The duo’s contribution is significant since they were up against a highly potent bowling attack and had to rescue the side from a precarious 87 for four.

Besides, very few had expected the duo to play out even an entire session, given their form going into this game. But the manner in which both batsmen paced their innings was absolutely magnificent.

Kohli, though, did exhibit his flair and style once he crossed the half-century mark with a superb drive between cover and mid-off off Monty Panesar. For Dhoni, it was a completely uncharacteristic innings as he hardly showed signs of discomfort on having to curb his natural instincts. He took as many as 137 deliveries to get to his 50, which came off a fierce cut when Tim Bresnan pitched it short and wide.
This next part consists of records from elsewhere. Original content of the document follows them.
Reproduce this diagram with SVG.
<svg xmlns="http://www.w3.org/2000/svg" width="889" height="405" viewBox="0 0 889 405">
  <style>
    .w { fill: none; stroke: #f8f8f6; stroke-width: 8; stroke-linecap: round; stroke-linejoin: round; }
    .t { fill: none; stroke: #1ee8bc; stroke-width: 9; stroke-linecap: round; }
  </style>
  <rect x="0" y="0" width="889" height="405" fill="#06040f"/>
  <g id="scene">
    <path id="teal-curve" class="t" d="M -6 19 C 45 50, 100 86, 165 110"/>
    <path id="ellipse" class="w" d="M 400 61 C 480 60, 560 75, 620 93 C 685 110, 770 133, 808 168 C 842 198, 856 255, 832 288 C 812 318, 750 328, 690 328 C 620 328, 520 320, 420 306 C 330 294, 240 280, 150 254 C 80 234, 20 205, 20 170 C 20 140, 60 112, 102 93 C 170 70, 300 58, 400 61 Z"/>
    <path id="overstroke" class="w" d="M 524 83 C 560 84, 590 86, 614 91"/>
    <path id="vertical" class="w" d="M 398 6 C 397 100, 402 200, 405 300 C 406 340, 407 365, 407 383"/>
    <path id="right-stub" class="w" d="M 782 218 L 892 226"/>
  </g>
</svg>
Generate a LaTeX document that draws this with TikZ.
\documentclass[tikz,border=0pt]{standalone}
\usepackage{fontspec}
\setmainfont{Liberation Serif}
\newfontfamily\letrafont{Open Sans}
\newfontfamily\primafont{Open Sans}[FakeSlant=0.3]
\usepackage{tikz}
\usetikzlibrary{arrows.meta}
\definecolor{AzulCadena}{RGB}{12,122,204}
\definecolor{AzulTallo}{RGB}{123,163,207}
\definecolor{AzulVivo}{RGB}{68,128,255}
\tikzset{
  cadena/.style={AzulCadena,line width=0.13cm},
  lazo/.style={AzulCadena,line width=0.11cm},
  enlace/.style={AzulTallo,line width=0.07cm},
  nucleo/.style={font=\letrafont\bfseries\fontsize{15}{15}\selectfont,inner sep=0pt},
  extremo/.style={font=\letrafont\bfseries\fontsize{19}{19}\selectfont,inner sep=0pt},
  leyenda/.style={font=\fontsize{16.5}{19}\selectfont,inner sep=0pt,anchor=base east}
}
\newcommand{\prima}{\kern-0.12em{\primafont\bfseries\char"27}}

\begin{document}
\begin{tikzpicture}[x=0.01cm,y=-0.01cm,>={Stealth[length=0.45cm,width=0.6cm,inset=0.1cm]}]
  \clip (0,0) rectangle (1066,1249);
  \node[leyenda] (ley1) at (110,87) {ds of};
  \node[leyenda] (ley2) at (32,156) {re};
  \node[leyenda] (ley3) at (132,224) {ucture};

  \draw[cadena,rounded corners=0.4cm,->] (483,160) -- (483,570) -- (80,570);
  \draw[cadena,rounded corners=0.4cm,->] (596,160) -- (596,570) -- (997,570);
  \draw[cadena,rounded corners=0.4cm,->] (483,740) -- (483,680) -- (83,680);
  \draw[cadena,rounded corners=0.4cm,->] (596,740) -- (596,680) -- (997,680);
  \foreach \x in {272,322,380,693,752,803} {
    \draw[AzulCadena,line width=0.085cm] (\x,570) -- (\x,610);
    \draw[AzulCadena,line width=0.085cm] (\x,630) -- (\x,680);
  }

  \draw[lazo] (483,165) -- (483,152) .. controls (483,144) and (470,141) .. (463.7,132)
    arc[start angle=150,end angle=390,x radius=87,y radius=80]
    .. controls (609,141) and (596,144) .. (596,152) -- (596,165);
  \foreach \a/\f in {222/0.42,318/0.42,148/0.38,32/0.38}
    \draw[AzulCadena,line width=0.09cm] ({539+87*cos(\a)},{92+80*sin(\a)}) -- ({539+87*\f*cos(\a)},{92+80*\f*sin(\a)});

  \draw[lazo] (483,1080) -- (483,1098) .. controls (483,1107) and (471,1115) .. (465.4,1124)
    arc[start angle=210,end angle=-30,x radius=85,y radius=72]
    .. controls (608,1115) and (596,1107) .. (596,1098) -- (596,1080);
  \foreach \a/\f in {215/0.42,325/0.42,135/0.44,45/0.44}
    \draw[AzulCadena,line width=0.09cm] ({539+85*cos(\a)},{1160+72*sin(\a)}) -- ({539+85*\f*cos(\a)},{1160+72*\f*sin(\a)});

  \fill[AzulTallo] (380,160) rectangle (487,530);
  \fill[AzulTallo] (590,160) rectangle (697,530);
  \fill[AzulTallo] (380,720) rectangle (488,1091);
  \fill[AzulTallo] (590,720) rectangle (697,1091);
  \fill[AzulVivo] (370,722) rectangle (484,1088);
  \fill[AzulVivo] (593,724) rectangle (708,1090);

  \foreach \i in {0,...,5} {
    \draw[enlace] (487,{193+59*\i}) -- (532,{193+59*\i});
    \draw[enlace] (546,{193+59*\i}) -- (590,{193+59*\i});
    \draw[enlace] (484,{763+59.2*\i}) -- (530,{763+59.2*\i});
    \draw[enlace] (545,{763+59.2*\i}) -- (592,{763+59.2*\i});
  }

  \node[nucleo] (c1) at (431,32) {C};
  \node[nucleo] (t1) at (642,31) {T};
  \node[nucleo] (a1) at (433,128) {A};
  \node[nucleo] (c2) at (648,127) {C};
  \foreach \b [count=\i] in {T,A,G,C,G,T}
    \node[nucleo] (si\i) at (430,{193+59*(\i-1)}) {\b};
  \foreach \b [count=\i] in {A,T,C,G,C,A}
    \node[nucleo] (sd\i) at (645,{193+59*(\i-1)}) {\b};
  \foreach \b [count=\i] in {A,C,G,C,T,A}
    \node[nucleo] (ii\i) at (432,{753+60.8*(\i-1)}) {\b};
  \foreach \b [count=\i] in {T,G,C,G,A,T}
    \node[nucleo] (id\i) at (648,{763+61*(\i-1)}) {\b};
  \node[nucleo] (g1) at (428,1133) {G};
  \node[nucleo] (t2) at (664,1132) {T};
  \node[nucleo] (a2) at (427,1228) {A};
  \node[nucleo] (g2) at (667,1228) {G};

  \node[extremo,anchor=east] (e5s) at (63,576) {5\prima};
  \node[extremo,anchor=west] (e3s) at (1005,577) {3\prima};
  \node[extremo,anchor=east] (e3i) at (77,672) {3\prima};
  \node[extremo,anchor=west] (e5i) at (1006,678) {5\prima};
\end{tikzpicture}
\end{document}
Dhoni’s innings only reflects that the captain is capable enough to adjust his game in accordance with the nature of the pitch, which in this case, was extremely slow and unsuitable for stroke-play.

Kohli and Dhoni focused on occupying the crease and grinding the English attack in the first hour, a strategy that paid off as finding the gaps became easier as the day progressed.

Importantly, both of them scored in tandem. It wasn’t about one batsman holding fort at one end and another playing strokes at the other. For instance, both had contributed 49 runs each while putting up the 100-run partnership.

The England side looked frustrated as the pair started to call the shots.

Around 45 minutes after tea, Kohli pumped his fist in joy at having registered his third Test hundred with a punch off the back foot, off Swann, which raced to the boundary.

The joy, however, lasted for a short while as Swann finally had the last laugh.

Soon after Kohli’s departure, Anderson darted one in to debutant Ravindra Jadeja to trap him leg before. Dhoni and Chawla’s dismissals thereafter took the sheen off a good day for India.